Great executives find others in similar positions and compare notes. They learn what other companies with similar issues gained and what they struggled with. Great executives are focused on other businesses, not just their business. Spending 15 minutes having coffee or talking on the phone with a peer from another retailer can save you millions. Retail executives in isolated towns can reach out by getting supplier referrals or using the NRF staff for referrals. It’s certainly clear that an 80% solution delivered in 90 days always beats a 100% solution that takes 18 months.

Bill Bishop
Bill Bishop
15 years 1 month ago

Bill raises a great point about how to find the “true north” when you’re evaluating invisible innovations in technology. One way we’ve found that has worked well with computer-assisted ordering is to benchmark against the best human performers, i.e., a little bit like John Henry and the steam hammer.

On the surface, this doesn’t sound very sophisticated, and it may penalize some brilliant counter-intuitive thinking, but it does provide useful direction that will at least guarantee solid incremental improvements, which should be more than enough to justify the investment and may even create competitive advantage.

James Tenser
15 years 1 month ago

“Invisible” technology frequently supports visible service values.

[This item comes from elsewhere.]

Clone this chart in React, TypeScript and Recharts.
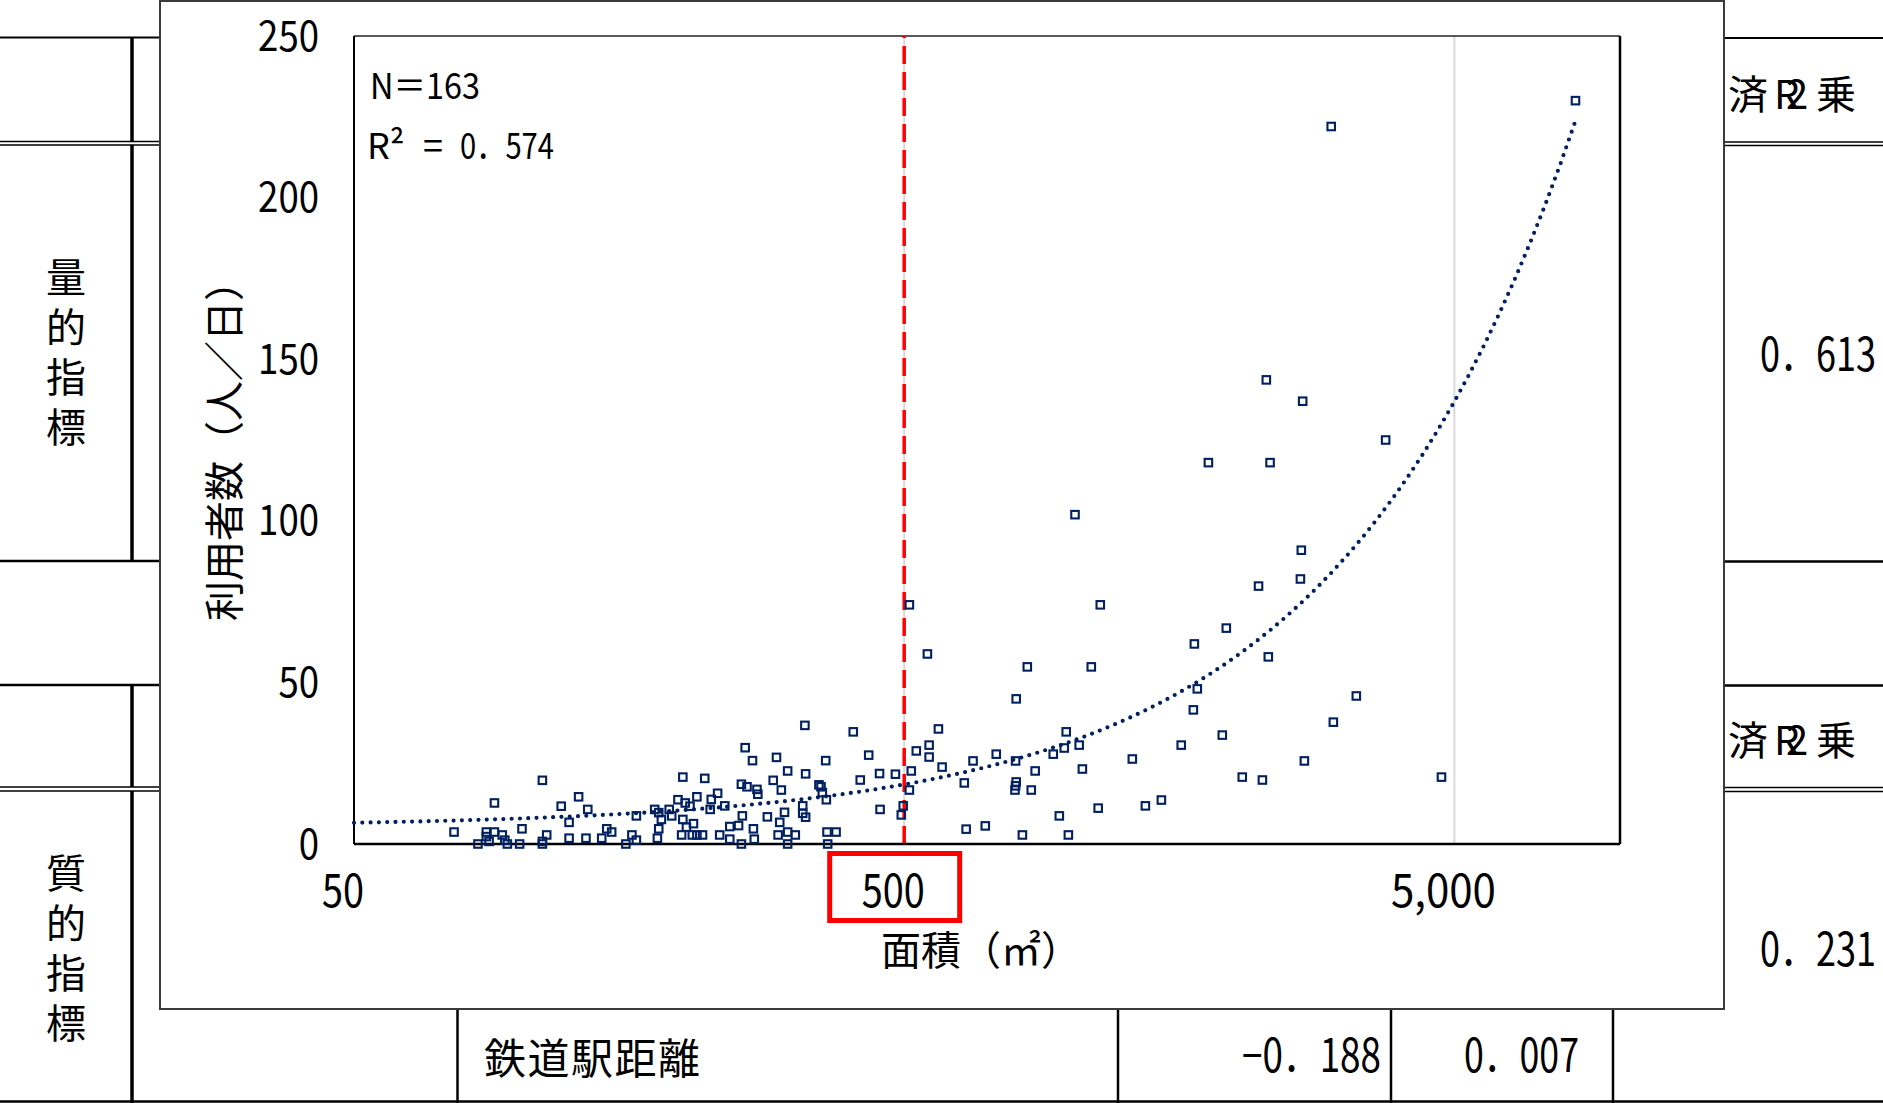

A good forecasting application, for example, may ensure that a customer finds her desired style, color and size in stock on the day she shops. A solid information security system should ensure that a front-line employee is never put in the position of apologizing for or correcting a breech of customer privacy.

Technology is never the end – merely a means toward providing a great customer experience. When its application requires changes in internal or customer-facing practices it should be closely questioned. Solutions that allow a company to optimize one performance metric at the expense of the customer experience should be rejected.

Camille P. Schuster, PhD.
15 years 1 month ago

Innovations need to help your company achieve its goals to be successful. Adopting an innovation just because other companies are using it is not a good reason and probably won’t bring the payoff you expect. The technology needs to assist movement toward accomplishing specific business goals.

Don Delzell
Don Delzell
15 years 1 month ago
Best practices in evaluating technological innovations always start with an objective and focused evaluation of your needs. These “needs” come from the business, not from the IT department, but are then scrutinized. The filter that must be applied to business-supplied needs is often skipped….after all, who has the expertise to challenge when a merchant or a store operations person says they “need” a specific capability? The questions to ask are “What will you do with this information?”, and “How does this support, enhance or streamline mission critical decision making?” Demand specifics. I’ve seen forecasting algorithms that were of extraordinary elegance, but required detailed data that the retailer didn’t have, and even if they could get the data, they weren’t capable of incorporating it into other decisions. Needs requirements drive appropriate evaluation of technological innovation. Scrutiny of needs requirements insures that appropriate thought has been applied, and that appropriate changes in decision making will occur as a result of the innovation. Please, please, please keep in mind…changes in decisions drive results, not technological innovations. Unless those… Read more »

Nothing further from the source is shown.